Amanda Baran, policy consultant at the Immigrant Legal Resource Center, called the termination of the status a "heartless decision" and said the Trump administration has no plan in place for the U.S.-born children who may now lose their Haitian parents and caregivers to deportation.
The 18-month delay "will provide time for individuals with TPS to arrange for their departure or to seek an alternative lawful immigration status in the United States, if eligible," DHS said.
Approximately 46,000 Haitians were allowed to enter the U.S. and work without fear of deportation, according to the Pew Research Center. Other reports and officials have put the number as high as 60,000.
The decision to revoke TPS was made "after an intense interagency review process,” one of the officials said on the call with reporters.
And the Trump administration eventually decided Haiti was now able to take back its nationals.
Immigrant advocates fiercely criticized the administration earlier this month when it announced that it would end temporary protected status for Nicaraguans granted after a 1999 hurricane.
Supporters of the programs say recipients have become too deeply rooted in U.S. society and should not be deported.

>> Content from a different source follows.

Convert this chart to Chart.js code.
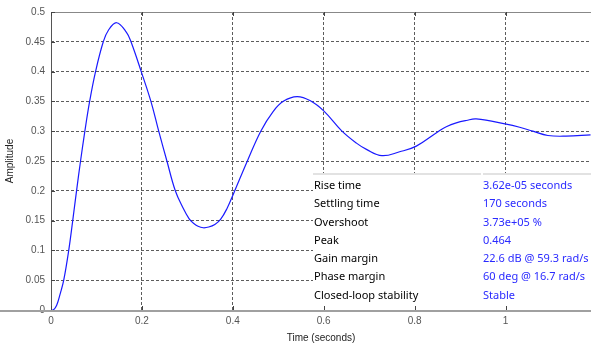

But advocates and some politicians said Haiti has not improved enough for those protected to face deportation.
Rep. Ileana Ros-Lehtinen, R-Fla., said on Twitter Monday that she had traveled to Haiti after the earthquake in 2010 and Hurricane Matthew in 2016.
"So I can personally attest that #Haiti is not prepared to take back nearly 60,000 #TPS recipients under these difficult and harsh conditions," she said.
Senator Bill Nelson, D-Fla., said on Twitter, "There is no reason to send 60,000 Haitians back to a country that cannot provide for them."
"This decision today by DHS is unconscionable," he added.
The announcement comes 60 days before temporary status for the Haitians was set to expire. The agency extended the program for six months in May, instead of the usual 18.